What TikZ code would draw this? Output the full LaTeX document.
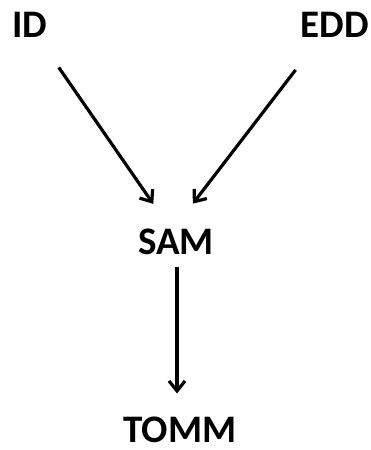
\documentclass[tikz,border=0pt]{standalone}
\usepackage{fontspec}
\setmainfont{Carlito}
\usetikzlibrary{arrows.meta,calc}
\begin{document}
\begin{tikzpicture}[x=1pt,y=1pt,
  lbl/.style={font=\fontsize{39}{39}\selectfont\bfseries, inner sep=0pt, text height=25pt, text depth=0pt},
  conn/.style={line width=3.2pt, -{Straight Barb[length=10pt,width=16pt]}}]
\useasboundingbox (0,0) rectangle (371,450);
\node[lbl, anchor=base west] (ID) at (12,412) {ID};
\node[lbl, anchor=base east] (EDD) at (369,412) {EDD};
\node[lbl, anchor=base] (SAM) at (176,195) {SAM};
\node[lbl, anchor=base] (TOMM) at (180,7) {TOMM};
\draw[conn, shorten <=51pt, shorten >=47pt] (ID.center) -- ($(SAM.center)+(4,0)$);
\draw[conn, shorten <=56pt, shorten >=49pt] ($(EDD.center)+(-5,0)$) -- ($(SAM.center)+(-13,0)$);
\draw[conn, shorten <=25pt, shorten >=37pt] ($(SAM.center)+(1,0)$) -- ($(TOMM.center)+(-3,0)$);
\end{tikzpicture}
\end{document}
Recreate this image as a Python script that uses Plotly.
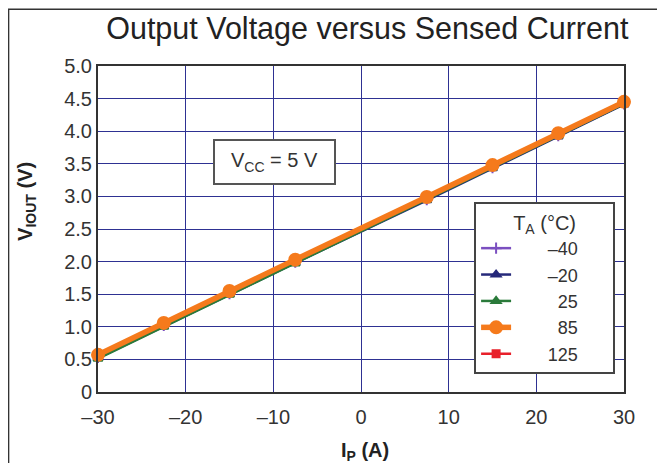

--*--

→ WHAT YOU SHOULD DO
Copy every entry word for word, but omit the pictures.

→ TASK RESULT
What TikZ code would draw this? Output the full LaTeX document.
\documentclass[tikz,border=0pt]{standalone}
\usepackage{fontspec}
\setmainfont{Carlito}
\usetikzlibrary{arrows.meta,calc}
\begin{document}
\begin{tikzpicture}[x=1pt,y=1pt,
  lbl/.style={font=\fontsize{39}{39}\selectfont\bfseries, inner sep=0pt, text height=25pt, text depth=0pt},
  conn/.style={line width=3.2pt, -{Straight Barb[length=10pt,width=16pt]}}]
\useasboundingbox (0,0) rectangle (371,450);
\node[lbl, anchor=base west] (ID) at (12,412) {ID};
\node[lbl, anchor=base east] (EDD) at (369,412) {EDD};
\node[lbl, anchor=base] (SAM) at (176,195) {SAM};
\node[lbl, anchor=base] (TOMM) at (180,7) {TOMM};
\draw[conn, shorten <=51pt, shorten >=47pt] (ID.center) -- ($(SAM.center)+(4,0)$);
\draw[conn, shorten <=56pt, shorten >=49pt] ($(EDD.center)+(-5,0)$) -- ($(SAM.center)+(-13,0)$);
\draw[conn, shorten <=25pt, shorten >=37pt] ($(SAM.center)+(1,0)$) -- ($(TOMM.center)+(-3,0)$);
\end{tikzpicture}
\end{document}
Recreate this image as a Python script that uses Plotly.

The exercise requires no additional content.